Platão - O Mito da Caverna


SÓCRATES – Figura-te agora o estado da natureza humana, em relação à ciência e à ignorância, sob a forma alegórica que passo a fazer. Imagina os homens encerrados em morada subterrânea e cavernosa que dá entrada livre à luz em toda extensão. Aí, desde a infância, têm os homens o pescoço e as pernas presos de modo que permanecem imóveis e só vêem os objetos que lhes estão diante. Presos pelas cadeias, não podem voltar o rosto. Atrás deles, a certa distância e altura, um fogo cuja luz os alumia; entre o fogo e os cativos imagina um caminho escarpado, ao longo do qual um pequeno muro parecido com os tabiques que os pelotiqueiros põem entre si e os espectadores para ocultar-lhes as molas dos bonecos maravilhosos que lhes exibem.
GLAUCO - Imagino tudo isso.
SÓCRATES - Supõe ainda homens que passam ao longo deste muro, com figuras e objetos que se elevam acima dele, figuras de homens e animais de toda a espécie, talhados em pedra ou madeira. Entre os que carregam tais objetos, uns se entretêm em conversa, outros guardam em silêncio.
GLAUCO - Similar quadro e não menos singulares cativos!
SÓCRATES - Pois são nossa imagem perfeita. Mas, dize-me: assim colocados, poderão ver de si mesmos e de seus companheiros algo mais que as sombras projetadas, à claridade do fogo, na parede que lhes fica fronteira?
GLAUCO - Não, uma vez que são forçados a ter imóveis a cabeça durante toda a vida.
SÓCRATES - E dos objetos que lhes ficam por detrás, poderão ver outra coisa que não as sombras?
GLAUCO - Não.
SÓCRATES - Ora, supondo-se que pudessem conversar, não te parece que, ao falar das sombras que vêem, lhes dariam os nomes que elas representam?
GLAUCO - Sem dúvida.
SÓCRATES - E, se, no fundo da caverna, um eco lhes repetisse as palavras dos que passam, não julgariam certo que os sons fossem articulados pelas sombras dos objetos?
GLAUCO - Claro que sim.
SÓCRATES - Em suma, não creriam que houvesse nada de real e verdadeiro fora das figuras que desfilaram.
GLAUCO - Necessariamente.
SÓCRATES - Vejamos agora o que aconteceria, se livrassem a um tempo das cadeias e do erro em que laboravam.
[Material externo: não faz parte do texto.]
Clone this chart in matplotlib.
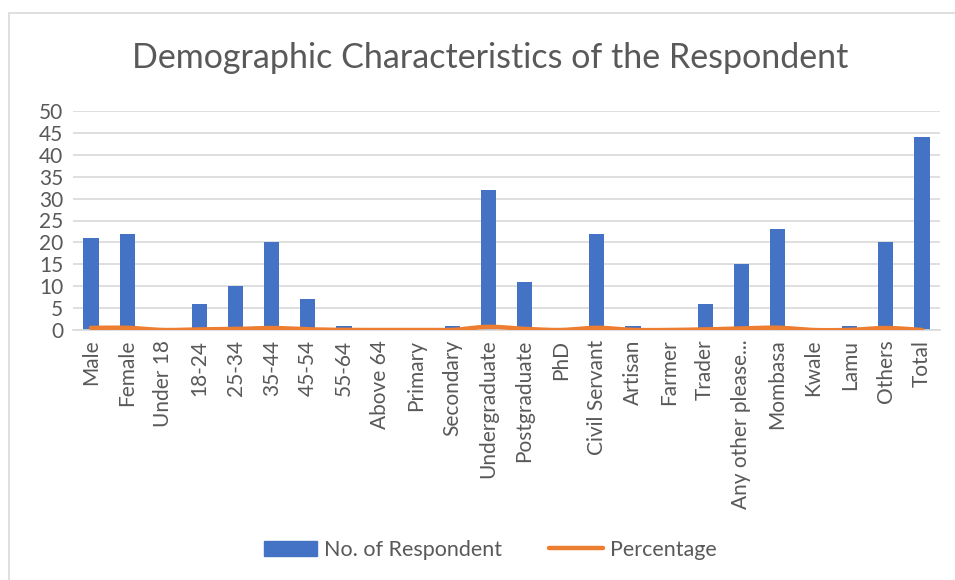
import numpy as np
import matplotlib
matplotlib.use("Agg")
import matplotlib.pyplot as plt
from matplotlib.patches import Rectangle
from matplotlib.lines import Line2D

plt.rcParams['font.family'] = ['Lato', 'DejaVu Sans']

categories = ["Male", "Female", "Under 18", "18-24", "25-34", "35-44", "45-54",
              "55-64", "Above 64", "Primary", "Secondary", "Undergraduate",
              "Postgraduate", "PhD", "Civil Servant", "Artisan", "Farmer",
              "Trader", "Any other please...", "Mombasa", "Kwale", "Lamu",
              "Others", "Total"]
respondents = [21, 22, 0, 6, 10, 20, 7, 1, 0, 0, 1, 32, 11, 0, 22, 1, 0, 6,
               15, 23, 0, 1, 20, 44]
percentage = [0.477, 0.5, 0.0, 0.136, 0.227, 0.455, 0.159, 0.023, 0.0, 0.0,
              0.023, 0.727, 0.25, 0.0, 0.5, 0.023, 0.0, 0.136, 0.341, 0.523,
              0.0, 0.023, 0.455, 0.0]
y_ticks = [0, 5, 10, 15, 20, 25, 30, 35, 40, 45, 50]

BAR = "#4472C4"
LINE = "#ED7D31"
TXT = "#595959"
GRID = "#D9D9D9"


def smooth_curve(xs, ys, n=30):
    """Cardinal-spline smoothing through every point (Excel-style smoothed line)."""
    xs = np.asarray(xs, float)
    ys = np.asarray(ys, float)
    px = np.concatenate([[xs[0]], xs, [xs[-1]]])
    py = np.concatenate([[ys[0]], ys, [ys[-1]]])
    out_x, out_y = [], []
    t = np.linspace(0, 1, n)
    for i in range(1, len(px) - 2):
        p0 = np.array([px[i], py[i]])
        p3 = np.array([px[i + 1], py[i + 1]])
        c1 = p0 + (np.array([px[i + 1], py[i + 1]]) - np.array([px[i - 1], py[i - 1]])) / 6
        c2 = p3 - (np.array([px[i + 2], py[i + 2]]) - np.array([px[i], py[i]])) / 6
        b = ((1 - t) ** 3)[:, None] * p0 + (3 * (1 - t) ** 2 * t)[:, None] * c1 \
            + (3 * (1 - t) * t ** 2)[:, None] * c2 + (t ** 3)[:, None] * p3
        out_x.extend(b[:, 0])
        out_y.extend(b[:, 1])
    return np.array(out_x), np.array(out_y)


fig = plt.figure(figsize=(9.55, 5.8), dpi=100)
fig.patch.set_facecolor("white")

# outer chart frame
fig.add_artist(Rectangle((9 / 955, -0.05), 1.1, (580 - 13) / 580 + 0.05,
                         transform=fig.transFigure, fill=False,
                         edgecolor="#D9D9D9", linewidth=1.2))

ax = fig.add_axes([73 / 955, 1 - 330 / 580, (940 - 73) / 955, (330 - 111) / 580])
x = np.arange(len(categories))
ax.bar(x, respondents, width=0.42, color=BAR, zorder=2)
sx, sy = smooth_curve(x, percentage)
ax.plot(sx, sy, color=LINE, linewidth=3.2, solid_capstyle="round", zorder=3)

ax.set_xlim(-0.5, len(categories) - 0.5)
ax.set_ylim(0, 50)
ax.set_yticks(y_ticks)
ax.set_yticklabels([str(v) for v in y_ticks])
ax.yaxis.grid(True, color=GRID, linewidth=1.2, zorder=0)
ax.set_axisbelow(True)
for s in ["top", "right", "left"]:
    ax.spines[s].set_visible(False)
ax.spines["bottom"].set_color(GRID)
ax.spines["bottom"].set_linewidth(1.2)
ax.tick_params(axis="both", length=0, labelsize=15, labelcolor=TXT)
ax.tick_params(axis="y", pad=7)
ax.tick_params(axis="x", pad=7)
ax.set_xticks(x)
ax.set_xticklabels(categories, rotation=90, va="top", ha="center")

fig.text(490 / 955, 1 - 58 / 580, "Demographic Characteristics of the Respondent",
         ha="center", va="center", fontsize=24.5, color=TXT)

handles = [Rectangle((0, 0), 1, 1, color=BAR),
           Line2D([0], [0], color=LINE, linewidth=3.2, solid_capstyle="round")]
fig.legend(handles, ["No. of Respondent", "Percentage"], loc="center",
           bbox_to_anchor=(490 / 955, 1 - 550 / 580), ncol=2, frameon=False,
           fontsize=15.5, labelcolor=TXT, handlelength=2.5, handletextpad=0.3,
           columnspacing=2.2)

fig.savefig("out.png", dpi=100, facecolor="white")
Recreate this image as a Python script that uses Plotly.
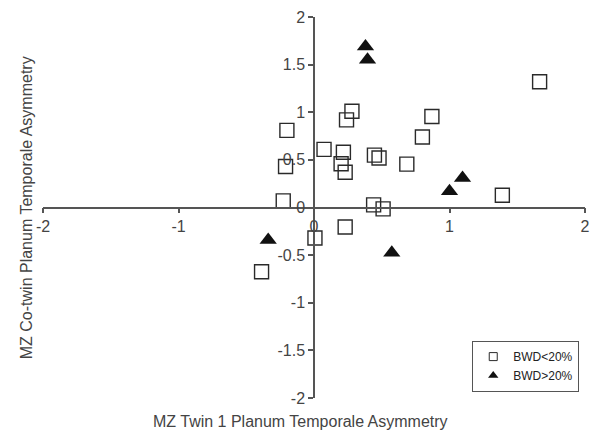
import plotly.graph_objects as go

# BWD < 20% (open squares)
low_x = [1.665, 0.28, 0.24, -0.20, 0.87, 0.80, 0.074, 0.217, 0.20, 0.23, 0.446, 0.48,
         0.685, -0.227, 1.39, 0.44, 0.51, -0.21, 0.007, 0.23, -0.387]
low_y = [1.32, 1.01, 0.92, 0.81, 0.955, 0.74, 0.61, 0.58, 0.46, 0.37, 0.55, 0.52,
         0.455, 0.07, 0.128, 0.028, -0.014, 0.43, -0.32, -0.205, -0.674]

# BWD > 20% (filled triangles)
high_x = [0.38, 0.395, 1.096, 1.0, -0.338, 0.574]
high_y = [1.69, 1.55, 0.31, 0.17, -0.34, -0.476]

ticks = [-2, -1.5, -1, -0.5, 0, 0.5, 1, 1.5, 2]
xticks = [-2, -1, 0, 1, 2]

ink = "#444444"
font_name = "Liberation Sans, Arial"

fig = go.Figure()
fig.add_trace(go.Scatter(x=low_x, y=low_y, mode="markers", showlegend=False,
                         marker=dict(symbol="square-open", size=14, color="#2a2a2a",
                                     line=dict(width=1.4))))
fig.add_trace(go.Scatter(x=high_x, y=high_y, mode="markers", showlegend=False,
                         marker=dict(symbol="triangle-up", size=15, color="#111111")))
# legend-only entries with small symbols
fig.add_trace(go.Scatter(x=[None], y=[None], mode="markers", name="BWD<20%",
                         marker=dict(symbol="square-open", size=8, color="#2a2a2a",
                                     line=dict(width=1))))
fig.add_trace(go.Scatter(x=[None], y=[None], mode="markers", name="BWD>20%",
                         marker=dict(symbol="triangle-up", size=9, color="#111111")))

axis_common = dict(showgrid=False, zeroline=False, showline=True, linecolor="#555555",
                   linewidth=1.5, ticks="outside", ticklen=5, tickcolor="#555555",
                   tickwidth=1.5, range=[-2, 2], anchor="free", position=0.5,
                   automargin=False, ticklabeloverflow="allow",
                   tickfont=dict(family=font_name, size=16, color=ink))

# page body has an 8px margin, so the figure is shrunk by that much
fig.update_layout(
    width=593, height=434,
    margin=dict(l=35, r=16, t=9, b=44, autoexpand=False),
    plot_bgcolor="white", paper_bgcolor="white",
    xaxis=dict(tickvals=xticks, ticktext=[str(t) for t in xticks], **axis_common),
    yaxis=dict(tickvals=ticks, ticktext=[str(t) for t in ticks], **axis_common),
    legend=dict(x=0.989, y=0.016, xanchor="right", yanchor="bottom",
                bordercolor="#555555", borderwidth=1.2, bgcolor="white",
                font=dict(family=font_name, size=12, color="#222222"),
                tracegroupgap=0, itemwidth=30),
    annotations=[
        dict(text="MZ Twin 1 Planum Temporale Asymmetry", xref="paper", yref="paper",
             x=0.475, y=-0.035, xanchor="center", yanchor="top", showarrow=False,
             font=dict(family=font_name, size=16, color=ink)),
        dict(text="MZ Co-twin Planum Temporale Asymmetry", xref="paper", yref="paper",
             x=-0.03, y=0.5, xanchor="center", yanchor="middle", textangle=-90,
             showarrow=False,
             font=dict(family=font_name, size=16, color=ink)),
    ],
)

fig.write_html("out.html")
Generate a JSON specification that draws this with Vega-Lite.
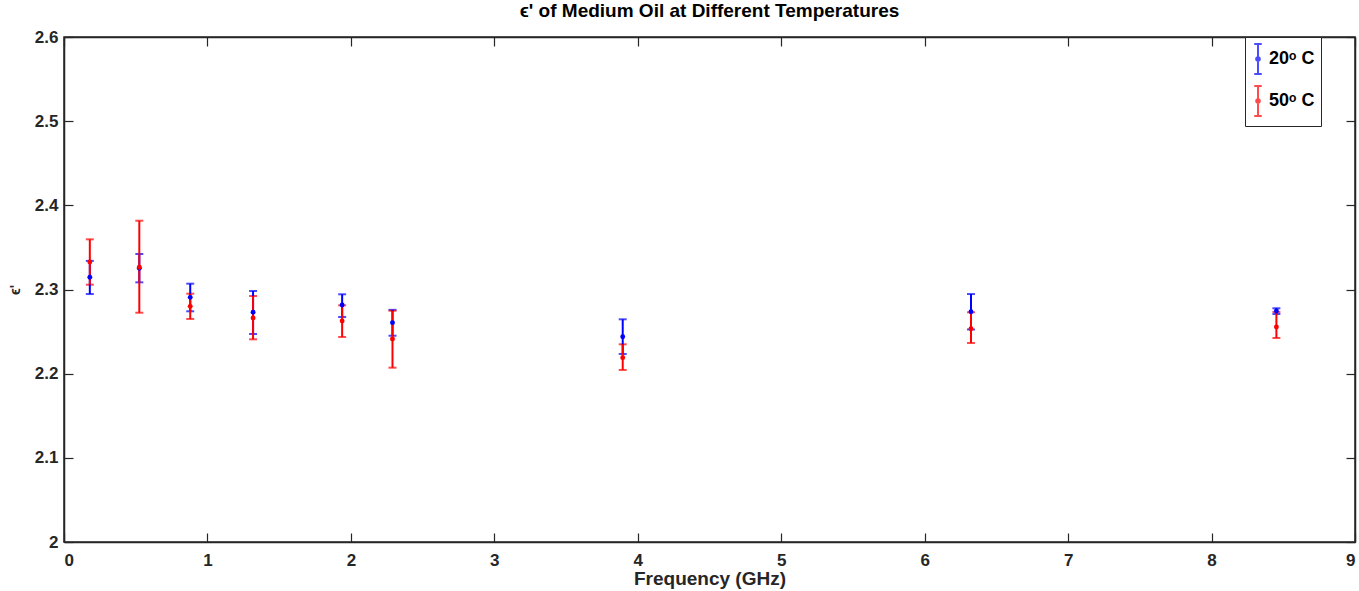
{
  "$schema": "https://vega.github.io/schema/vega-lite/v6.json",
  "width": 1291,
  "height": 505,
  "autosize": {"type": "none"},
  "padding": {"left": 64, "top": 37, "right": 4, "bottom": 49},
  "background": "white",
  "title": {
    "text": "ϵ' of Medium Oil at Different Temperatures",
    "font": "Liberation Sans",
    "fontSize": 19,
    "fontWeight": "bold",
    "color": "#000000",
    "offset": 7
  },
  "config": {
    "view": {"stroke": "#262626", "strokeWidth": 1.5},
    "axis": {
      "labelFont": "Liberation Sans",
      "labelFontSize": 17,
      "labelFontWeight": "bold",
      "labelColor": "#262626",
      "titleFont": "Liberation Sans",
      "titleFontSize": 19,
      "titleFontWeight": "bold",
      "titleColor": "#262626",
      "domainColor": "#262626",
      "domainWidth": 1.5,
      "tickColor": "#262626",
      "tickWidth": 1.2,
      "tickSize": -9,
      "grid": false
    }
  },
  "data": {
    "values": [
      {"freq": 0.18, "temp": "20", "mean": 2.3145, "lo": 2.2946, "hi": 2.334},
      {"freq": 0.525, "temp": "20", "mean": 2.3252, "lo": 2.3085, "hi": 2.3422},
      {"freq": 0.88, "temp": "20", "mean": 2.2907, "lo": 2.2741, "hi": 2.3069},
      {"freq": 1.318, "temp": "20", "mean": 2.2729, "lo": 2.2471, "hi": 2.2982},
      {"freq": 1.939, "temp": "20", "mean": 2.2816, "lo": 2.2673, "hi": 2.2943},
      {"freq": 2.29, "temp": "20", "mean": 2.2606, "lo": 2.2451, "hi": 2.2758},
      {"freq": 3.895, "temp": "20", "mean": 2.2439, "lo": 2.2234, "hi": 2.2646},
      {"freq": 6.323, "temp": "20", "mean": 2.2736, "lo": 2.2525, "hi": 2.2946},
      {"freq": 8.452, "temp": "20", "mean": 2.2744, "lo": 2.2709, "hi": 2.2777},
      {"freq": 0.18, "temp": "50", "mean": 2.3326, "lo": 2.3057, "hi": 2.3596},
      {"freq": 0.525, "temp": "50", "mean": 2.3264, "lo": 2.2724, "hi": 2.3817},
      {"freq": 0.88, "temp": "50", "mean": 2.28, "lo": 2.265, "hi": 2.295},
      {"freq": 1.318, "temp": "50", "mean": 2.2661, "lo": 2.2408, "hi": 2.2923},
      {"freq": 1.939, "temp": "50", "mean": 2.2626, "lo": 2.2436, "hi": 2.2812},
      {"freq": 2.29, "temp": "50", "mean": 2.2412, "lo": 2.2071, "hi": 2.2748},
      {"freq": 3.895, "temp": "50", "mean": 2.219, "lo": 2.2044, "hi": 2.2349},
      {"freq": 6.323, "temp": "50", "mean": 2.2534, "lo": 2.2364, "hi": 2.2729},
      {"freq": 8.452, "temp": "50", "mean": 2.2554, "lo": 2.2424, "hi": 2.2733}
    ]
  },
  "resolve": {"axis": {"x": "independent", "y": "independent"}},
  "layer": [
    {
      "mark": {"type": "errorbar", "ticks": {"size": 8, "thickness": 2}, "thickness": 2},
      "encoding": {
        "x": {"field": "freq", "type": "quantitative", "scale": {"domain": [0, 9]},
          "axis": {"values": [0,1,2,3,4,5,6,7,8,9], "title": "Frequency (GHz)", "labelPadding": 19, "titlePadding": 1}},
        "y": {"field": "lo", "type": "quantitative", "scale": {"domain": [2, 2.6]},
          "axis": {"values": [2,2.1,2.2,2.3,2.4,2.5,2.6], "format": "~g", "title": "ϵ'", "titleFontSize": 14, "titlePadding": 12, "labelPadding": 15}},
        "y2": {"field": "hi"},
        "color": {"field": "temp", "type": "nominal",
          "scale": {"domain": ["20", "50"], "range": ["#0000FF", "#FF0000"]}}
      }
    },
    {
      "mark": {"type": "point", "filled": true, "size": 24, "opacity": 1},
      "encoding": {
        "x": {"field": "freq", "type": "quantitative", "scale": {"domain": [0, 9]}, "axis": null},
        "y": {"field": "mean", "type": "quantitative", "scale": {"domain": [2, 2.6]}, "axis": null},
        "color": {"field": "temp", "type": "nominal",
          "scale": {"domain": ["20", "50"], "range": ["#0000FF", "#FF0000"]},
          "legend": {
            "title": null,
            "orient": "none",
            "legendX": 1181,
            "legendY": 0,
            "direction": "vertical",
            "labelExpr": "datum.value + 'ᵒ C'",
            "labelFont": "Liberation Sans",
            "labelFontSize": 18,
            "labelFontWeight": "bold",
            "labelColor": "#000000",
            "symbolType": "M0,-1V1M-0.25,-1H0.25M-0.25,1H0.25M0.12,0A0.12,0.12,0,1,1,-0.12,0A0.12,0.12,0,1,1,0.12,0",
            "symbolSize": 900,
            "symbolStrokeWidth": 2,
            "symbolOpacity": 1,
            "symbolOffset": -9,
            "rowPadding": 4,
            "padding": 6,
            "strokeColor": "#262626",
            "fillColor": "white",
            "labelOffset": -5
          }
        }
      }
    },
    {
      "mark": {"type": "point", "opacity": 0},
      "encoding": {
        "x": {"field": "freq", "type": "quantitative", "scale": {"domain": [0, 9]},
          "axis": {"orient": "top", "values": [0,1,2,3,4,5,6,7,8,9], "labels": false, "title": null}},
        "y": {"field": "mean", "type": "quantitative", "scale": {"domain": [2, 2.6]},
          "axis": {"orient": "right", "values": [2,2.1,2.2,2.3,2.4,2.5,2.6], "labels": false, "title": null}}
      }
    }
  ]
}
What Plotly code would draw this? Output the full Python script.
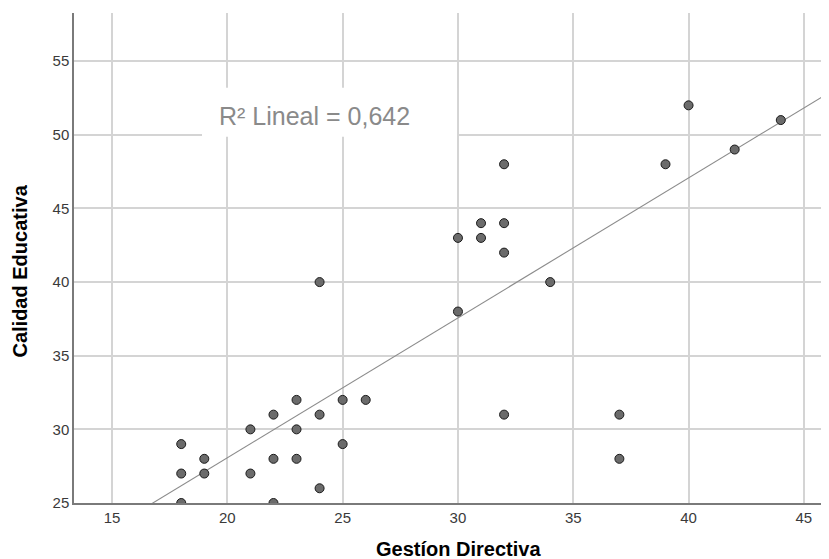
import plotly.graph_objects as go

# ---- data ----
gestion = [18, 18, 18, 19, 19, 21, 21, 22, 22, 22, 23, 23, 23, 24, 24, 24,
           25, 25, 26, 30, 30, 31, 31, 32, 32, 32, 32, 34, 37, 37, 39, 40, 42, 44]
calidad = [29, 27, 25, 28, 27, 30, 27, 31, 28, 25, 32, 30, 28, 40, 31, 26,
           32, 29, 32, 43, 38, 44, 43, 48, 44, 42, 31, 40, 31, 28, 48, 52, 49, 51]

fit_intercept = 9.07
fit_slope = 0.95
r2_label = "R² Lineal = 0,642"

x_ticks = [15, 20, 25, 30, 35, 40, 45]
y_ticks = [25, 30, 35, 40, 45, 50, 55]
x_title = "Gestíon Directiva"
y_title = "Calidad Educativa"

X_RANGE = [13.35, 46.09]
Y_RANGE = [25.0, 58.27]

FONT = "Liberation Sans, Arial"

fig = go.Figure()

line_x = [X_RANGE[0], X_RANGE[1]]
line_y = [fit_intercept + fit_slope * v for v in line_x]
fig.add_trace(go.Scatter(x=line_x, y=line_y, mode="lines",
                         line=dict(color="#8c8c8c", width=1.1),
                         hoverinfo="skip", showlegend=False))

fig.add_trace(go.Scatter(x=gestion, y=calidad, mode="markers",
                         marker=dict(size=9, color="#6b6b6b",
                                     line=dict(color="#1a1a1a", width=1)),
                         showlegend=False))

# white label box covering the grid
fig.add_shape(type="rect", xref="x", yref="y", x0=18.90, x1=29.96,
              y0=49.86, y1=53.19, fillcolor="white", line=dict(width=0),
              layer="between")

fig.add_annotation(x=23.78, y=51.29, xref="x", yref="y", text=r2_label,
                   showarrow=False, font=dict(family=FONT, size=25, color="#8a8a8a"))

fig.add_annotation(x=0, y=0.4724, xref="paper", yref="paper", text=y_title,
                   textangle=-90, showarrow=False, xanchor="center", yanchor="middle",
                   xshift=-54,
                   font=dict(family=FONT, size=20, color="black", weight="bold"))
fig.add_annotation(x=0.5095, y=0, xref="paper", yref="paper", text=x_title,
                   showarrow=False, xanchor="center", yanchor="middle", yshift=-46,
                   font=dict(family=FONT, size=20, color="black", weight="bold"))

axis_common = dict(showgrid=True, gridcolor="#d4d4d4", gridwidth=1.5,
                   zeroline=False, showline=True, linecolor="#7a7a7a", linewidth=1.5,
                   ticks="", tickfont=dict(family=FONT, size=15, color="#3a3a3a"))

fig.update_xaxes(range=X_RANGE, tickmode="array", tickvals=x_ticks,
                 ticktext=[str(v) for v in x_ticks], **axis_common)
fig.update_yaxes(range=Y_RANGE, tickmode="array", tickvals=y_ticks,
                 ticktext=[str(v) for v in y_ticks], **axis_common)

# page body has an 8px margin, so the figure is 821x551 and sits at (8, 8)
fig.update_layout(width=821, height=551, plot_bgcolor="white", paper_bgcolor="white",
                  margin=dict(l=66, r=0, t=5, b=56, autoexpand=False),
                  showlegend=False)

fig.write_html("out.html")
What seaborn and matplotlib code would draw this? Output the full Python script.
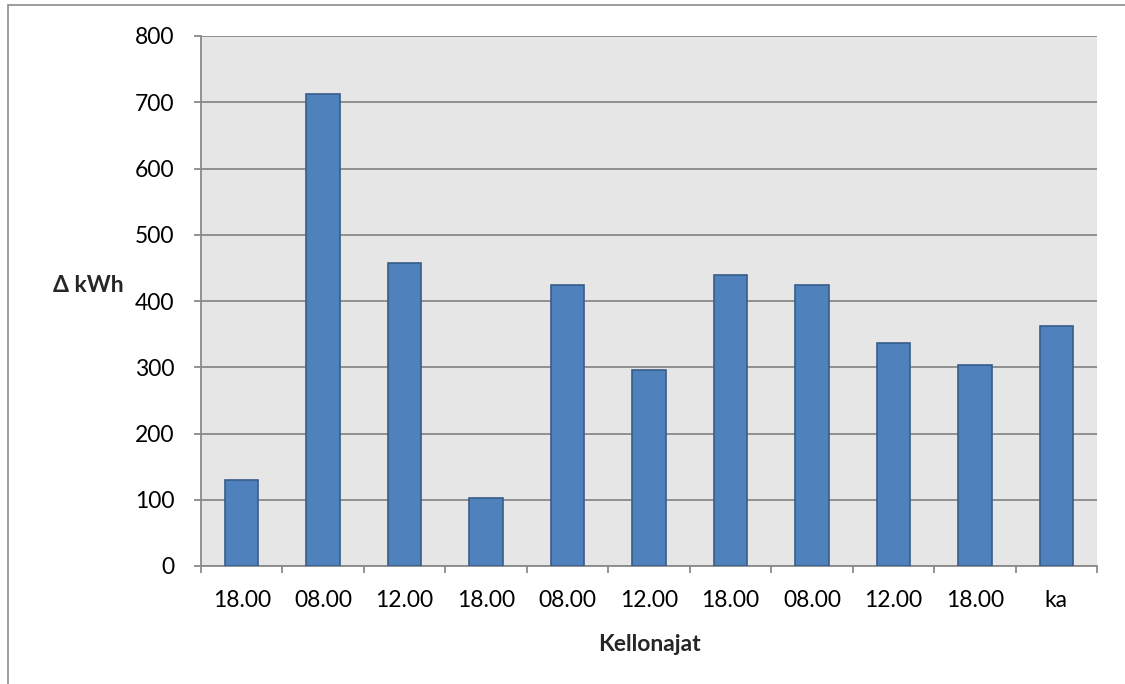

Imaginemos um destes cativos desatado, obrigado a levantar-se de repente, a volver a cabeça, a andar, a olhar firmemente para a luz. Não poderia fazer tudo isso sem grande pena; a luz, sobre ser-lhe dolorosa, o deslumbraria, impedindo-lhe de discernir os objetos cuja sombra antes via.
Que te parece agora que ele responderia a quem lhe dissesse que até então só havia visto fantasmas, porém que agora, mais perto da realidade e voltado para objetos mais reais, via com mais perfeição? Supõe agora que, apontando-lhe alguém as figuras que lhe desfilavam ante os olhos, o obrigasse a dizer o que eram. Não te parece que, na sua grande confusão, se persuadiria de que o que antes via era mais real e verdadeiro que os objetos ora contemplados?
GLAUCO - Sem dúvida nenhuma.
SÓCRATES - Obrigado a fitar o fogo, não desviaria os olhos doloridos para as sombras que poderia ver sem dor? Não as consideraria realmente mais visíveis que os objetos ora mostrados?
GLAUCO - Certamente.
SÓCRATES - Se o tirassem depois dali, fazendo-o subir pelo caminho áspero e escarpado, para só o liberar quando estivesse lá fora, à plena luz do sol, não é de crer que daria gritos lamentosos e brados de cólera? Chegando à luz do dia, olhos deslumbrados pelo esplendor ambiente, ser-lhe ia possível discernir os objetos que o comum dos homens tem por serem reais?
GLAUCO - A princípio nada veria.
SÓCRATES - Precisaria de algum tempo para se afazer à claridade da região superior. Primeiramente, só discerniria bem as sombras, depois, as imagens dos homens e outros seres refletidos nas águas; finalmente erguendo os olhos para a lua e as estrelas, contemplaria mais facilmente os astros da noite que o pleno resplendor do dia.
GLAUCO - Não há dúvida.
SÓCRATES - Mas, ao cabo de tudo, estaria, decerto, em estado de ver o próprio sol, primeiro refletido na água e nos outros objetos, depois visto em si mesmo e no seu próprio lugar, tal qual é.
GLAUCO - Fora de dúvida.
SÓCRATES - Refletindo depois sobre a natureza deste astro, compreenderia que é o que produz as estações e o ano, o que tudo governa no mundo visível e, de certo modo, a causa de tudo o que ele e seus companheiros viam na caverna.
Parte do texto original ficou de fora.